Individuals can’t go it alone. I think that’s the message, right? Correct, no individual can do this to themselves, at least not as effectively as being part of a team going through the process. Even diverse teams struggle with this, unless someone is willing to step out of the team player role and say ‘I will facilitate the rest of the group through the process’. Now if you have a team that’s very well trained and has experience with creative problem solving, you’ll find those teams can do a better job going it alone. But again that’s why people came out to the innovation center where I was doing these workshops. They recognized they can’t do this for themselves.

So that’s really the kind of the work I continue to do at P&G. The work I do with other companies, it’s more of a struggle because they don’t have an established innovation program. They’re not necessarily clued up on how to go about it or what’s the best way to go about it. There, we first need to introduce innovation as a business work process, and then make creative problem solving the cornerstone of that.

When you are working with other companies, is open innovation one of the approaches that you suggest to them?

Well, what I’ve learned is that I don’t go in to sell methodologies per se.
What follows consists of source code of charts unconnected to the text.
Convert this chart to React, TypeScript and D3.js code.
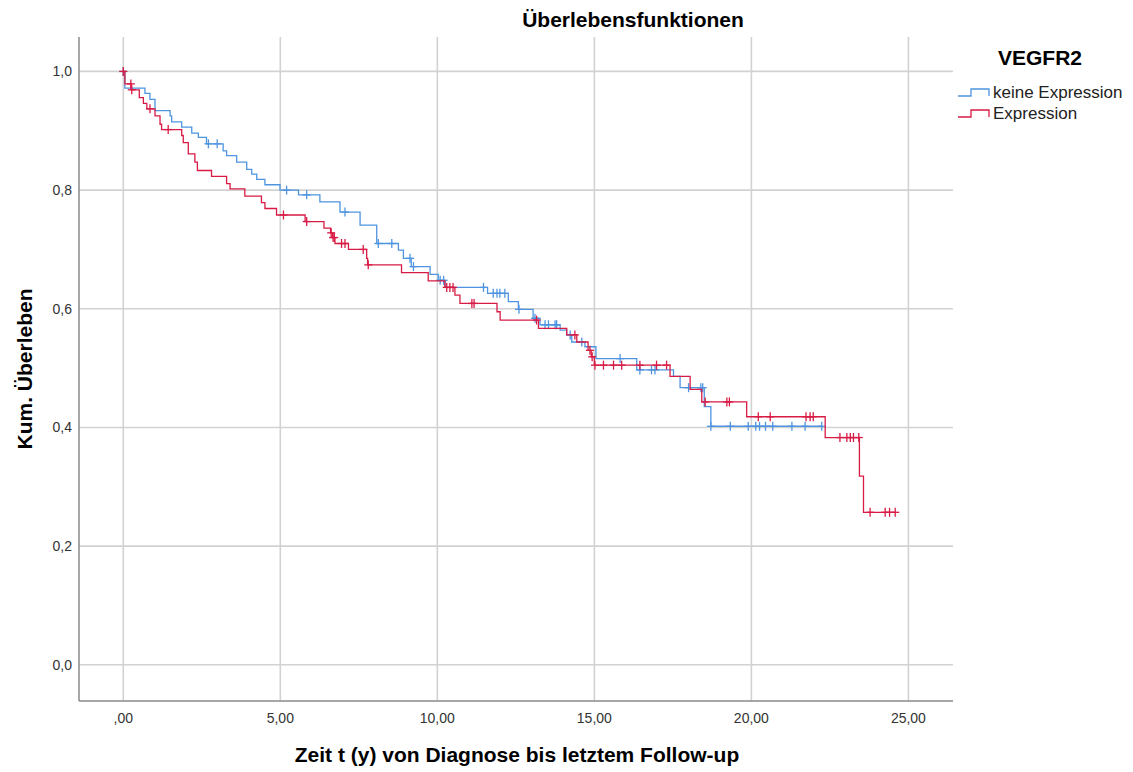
import React from 'react';
import * as d3 from 'd3';

// Kaplan-Meier steps: time of drop and survival after the drop
const blueTimes = [0, 0.05, 0.69, 0.85, 1.01, 1.49, 1.54, 1.86, 2.18, 2.39, 2.65, 3.18, 3.29, 3.61, 3.93, 4.09, 4.25, 4.51, 4.99, 5.58, 6.26, 6.9, 7.54, 8.07, 8.76, 8.92, 9.17, 9.77, 10.03, 10.25, 11.6, 12.26, 12.58, 13.05, 13.27, 13.91, 14.12, 14.28, 14.7, 15.05, 16.35, 17.52, 17.73, 18.5, 18.71];
const blueSurv = [1.0, 0.972, 0.963, 0.953, 0.934, 0.925, 0.915, 0.906, 0.896, 0.889, 0.878, 0.866, 0.858, 0.847, 0.835, 0.827, 0.818, 0.809, 0.8, 0.792, 0.78, 0.763, 0.741, 0.71, 0.699, 0.685, 0.671, 0.658, 0.648, 0.636, 0.626, 0.612, 0.599, 0.584, 0.573, 0.564, 0.556, 0.544, 0.536, 0.516, 0.497, 0.486, 0.467, 0.435, 0.402];
const blueCensor = [0, 2.71, 2.99, 5.2, 5.84, 7.06, 8.12, 8.55, 9.13, 9.24, 10.09, 10.2, 11.47, 11.78, 11.9, 11.99, 12.15, 12.6, 13.11, 13.43, 13.54, 13.75, 13.8, 14.23, 14.6, 15.82, 16.45, 16.82, 16.93, 18.0, 18.39, 18.45, 18.71, 19.33, 19.9, 20.14, 20.26, 20.45, 20.68, 21.29, 21.71, 22.24];

const redTimes = [0, 0.05, 0.25, 0.51, 0.64, 0.75, 1.01, 1.17, 1.22, 1.86, 1.91, 2.07, 2.28, 2.36, 2.81, 3.29, 3.4, 3.87, 4.4, 4.51, 4.88, 5.79, 6.39, 6.6, 6.66, 6.74, 7.17, 7.75, 7.78, 8.86, 9.71, 10.24, 10.56, 10.72, 11.9, 12.0, 13.22, 14.12, 14.44, 14.8, 14.9, 15.0, 17.41, 18.05, 18.42, 19.85, 22.35, 23.44, 23.57];
const redSurv = [1.0, 0.979, 0.969, 0.956, 0.946, 0.937, 0.925, 0.911, 0.902, 0.892, 0.88, 0.861, 0.847, 0.833, 0.823, 0.811, 0.802, 0.79, 0.779, 0.769, 0.758, 0.747, 0.736, 0.728, 0.72, 0.71, 0.7, 0.685, 0.674, 0.661, 0.647, 0.636, 0.623, 0.609, 0.595, 0.581, 0.567, 0.556, 0.544, 0.53, 0.519, 0.505, 0.486, 0.464, 0.443, 0.418, 0.383, 0.318, 0.257];
const redCensor = [0, 0.24, 0.27, 0.85, 1.43, 5.1, 5.84, 6.62, 6.68, 6.72, 6.95, 7.06, 7.64, 7.8, 10.3, 10.4, 10.5, 11.1, 11.17, 13.16, 14.38, 14.86, 14.93, 15.02, 15.29, 15.61, 15.87, 16.45, 16.98, 17.3, 18.53, 19.22, 19.3, 20.22, 20.6, 21.74, 21.87, 21.97, 22.82, 23.04, 23.15, 23.25, 23.42, 23.78, 24.26, 24.4, 24.58];

const xTicks = [0, 5, 10, 15, 20, 25];
const yTicks = [0, 0.2, 0.4, 0.6, 0.8, 1.0];

const groups = [
  { name: 'keine Expression', color: '#4f94e0', times: blueTimes, surv: blueSurv, censor: blueCensor },
  { name: 'Expression', color: '#d81b45', times: redTimes, surv: redSurv, censor: redCensor },
];

const FONT = '"Liberation Sans", Arial, sans-serif';

const left = 79, right = 953, top = 37, bottom = 701;
const x = d3.scaleLinear().domain([-1.41, 26.42]).range([left, right]);
const y = d3.scaleLinear().domain([-0.061, 1.058]).range([bottom, top]);

const survAt = (times: number[], surv: number[], t: number) => {
  let s = surv[0];
  for (let i = 0; i < times.length; i++) if (times[i] <= t) s = surv[i];
  return s;
};

const App = () => {
  const line = d3.line<[number, number]>()
    .x(d => x(d[0]))
    .y(d => y(d[1]))
    .curve(d3.curveStepAfter);

  const fmtX = (v: number) => (v === 0 ? ',00' : v.toFixed(2).replace('.', ','));
  const fmtY = (v: number) => v.toFixed(1).replace('.', ',');

  return (
    <svg width={1133} height={772} style={{ display: 'block', position: 'absolute', left: 0, top: 0, background: '#fff' }}>
      <text x={633} y={27} textAnchor="middle" fontFamily={FONT} fontWeight="bold" fontSize={21} fill="#000">Überlebensfunktionen</text>

      {/* grid */}
      {yTicks.map(t => (
        <line key={'gy' + t} x1={left} x2={right} y1={y(t)} y2={y(t)} stroke="#d2d2d2" strokeWidth={1.6} />
      ))}
      {xTicks.map(t => (
        <line key={'gx' + t} x1={x(t)} x2={x(t)} y1={top} y2={bottom} stroke="#d2d2d2" strokeWidth={1.6} />
      ))}

      {/* axes */}
      <line x1={left} x2={left} y1={top} y2={bottom} stroke="#8a8a8a" strokeWidth={1.5} />
      <line x1={left} x2={right} y1={bottom} y2={bottom} stroke="#8a8a8a" strokeWidth={1.5} />

      {yTicks.map(t => (
        <text key={'ly' + t} x={72} y={y(t) + 5} textAnchor="end" fontFamily={FONT} fontSize={14} fill="#333">{fmtY(t)}</text>
      ))}
      {xTicks.map(t => (
        <text key={'lx' + t} x={x(t)} y={723} textAnchor="middle" fontFamily={FONT} fontSize={14} fill="#333">{fmtX(t)}</text>
      ))}

      <text x={517} y={762} textAnchor="middle" fontFamily={FONT} fontWeight="bold" fontSize={21} fill="#000">Zeit t (y) von Diagnose bis letztem Follow-up</text>
      <text transform={`translate(32,${(top + bottom) / 2}) rotate(-90)`} textAnchor="middle" fontFamily={FONT} fontWeight="bold" fontSize={21} fill="#000">Kum. Überleben</text>

      {/* curves */}
      {groups.map(g => {
        const end = g.censor[g.censor.length - 1];
        const pts: [number, number][] = g.times.map((t, i) => [t, g.surv[i]] as [number, number]);
        pts.push([end, g.surv[g.surv.length - 1]]);
        return (
          <g key={g.name}>
            <path d={line(pts) || ''} fill="none" stroke={g.color} strokeWidth={1.3} />
            {g.censor.map((c, i) => {
              const cx = x(c), cy = y(survAt(g.times, g.surv, c));
              return (
                <g key={i} stroke={g.color} strokeWidth={1.3}>
                  <line x1={cx - 4} x2={cx + 4} y1={cy} y2={cy} />
                  <line x1={cx} x2={cx} y1={cy - 4.5} y2={cy + 4.5} />
                </g>
              );
            })}
          </g>
        );
      })}

      {/* legend */}
      <text x={998} y={65} fontFamily={FONT} fontWeight="bold" fontSize={21} fill="#000">VEGFR2</text>
      {groups.map((g, i) => {
        const ly = 96 + i * 21;
        return (
          <g key={'lg' + i}>
            <path d={`M958,${ly} H971 V${ly - 7} H989 V${ly}`} fill="none" stroke={g.color} strokeWidth={1.3} />
            <text x={993} y={ly + 1.5} fontFamily={FONT} fontSize={17} fill="#222">{g.name}</text>
          </g>
        );
      })}
    </svg>
  );
};

export default App;
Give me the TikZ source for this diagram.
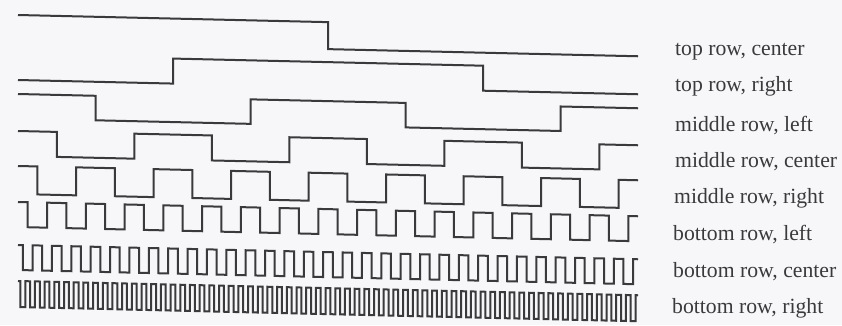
\documentclass[tikz,border=0pt]{standalone}
\usepackage{fontspec}
\setmainfont{Liberation Serif}
\definecolor{scanpaper}{HTML}{F7F7F9}
\definecolor{scanink}{HTML}{3A3A3C}
\tikzset{
  wave/.style={draw=scanink, line width=2pt, line join=miter},
  rowlabel/.style={
    anchor=base west,
    inner sep=0pt,
    text=scanink,
    font=\fontsize{21.7}{26}\selectfont
  }
}
% #1 = number of edges, #2 = level at the left end, #3 = the other level
\newcommand{\sqwave}[3]{%
  \pgfmathtruncatemacro{\lastedge}{#1-1}%
  \draw[wave] (0,#2)
    \foreach \i [evaluate=\i as \tx using (\i+0.5)/#1*620,
                 evaluate=\i as \ty using isodd(\i)?#2:#3] in {0,...,\lastedge}
      { -| (\tx,\ty) }
    -- ++(310/#1,0);%
}

\begin{document}
\begin{tikzpicture}[x=1pt,y=-1pt]

\fill[scanpaper] (0,0) rectangle (842,325);
\useasboundingbox (0,0) rectangle (842,325);

\begin{scope}[shift={(18,0)}, yslant=-0.023]
  \sqwave{1}{15}{42}
  \sqwave{2}{80}{55}
  \sqwave{4}{94}{118.5}
  \sqwave{8}{131}{156}
  \sqwave{16}{166}{194}
  \sqwave{32}{202}{227}
  \sqwave{64}{245}{270}
  \sqwave{128}{281}{307}
\end{scope}

\node[rowlabel] (topc) at (675,55) {top row, center};
\node[rowlabel] (topr) at (675,91) {top row, right};
\node[rowlabel] (midl) at (675,131) {middle row, left};
\node[rowlabel] (midc) at (675,167) {middle row, center};
\node[rowlabel] (midr) at (674,203) {middle row, right};
\node[rowlabel] (botl) at (673,240) {bottom row, left};
\node[rowlabel] (botc) at (673,277) {bottom row, center};
\node[rowlabel] (botr) at (672,313) {bottom row, right};

\end{tikzpicture}
\end{document}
It’s creative problem solving. If TRIZ is the right tool, we’ll use TRIZ. If open innovation is the right tool, we’ll use open innovation and so on. They’re trusting me to guide them through this process and bring in the right tools at the right time.

I would say probably one of my best examples of open innovation was through one of these workshops. It was a local company whose traditional market was eroding and so they needed to enter new markets. Their question was: we have all these intellectual and physical assets; how do we enter a new market that leverages existing assets?

This was a classic creative problem solving process. So, we put them through a combination of design thinking (with lots and lots of customer immersion experiences), effective problem definition, and advanced technical problem solving involving their hardware and software suppliers.

It was really powerful to have the software and hardware suppliers listening to their customers’ customers’ problems. Because what seemed impossible to the local company (my client), the suppliers were saying “we can do that”, “we know how to do that”. So, making connections across the supply chain was very powerful.

Again, we don’t tell our clients were doing design thinking or TRIZ or open innovation. To them, we’re doing creative problem solving. It’s our job to customize the experience based on the challenge in front of us.

So creative problem solving is fundamental to innovation?

Yes. The other thing about the creative problem solving process is that it promotes this concept of group genius. You get ten smart people in the room, and the creative problem solving process leverages the collective knowledge of that entire group against the problem. I don’t know of any other mechanism that really enables that. And so that’s the other huge benefit.

It’s just the act of allowing everyone’s brain to be focused on problem. The act of effective problem definition is probably the single most powerful idea generation tool in our toolbox. I’ve often found teams that fully understand this can come up with very creative solutions without having to tap any external knowledge sources. The collective knowledge of the group just needs to be brought to bear.

So groups are better than individuals at innovation?

I’ve read the evidence to the contrary, but in my experience groups come out head and shoulders above individual innovators. No individual can compete with a group – that is, a group that’s going through the creative problem solving process.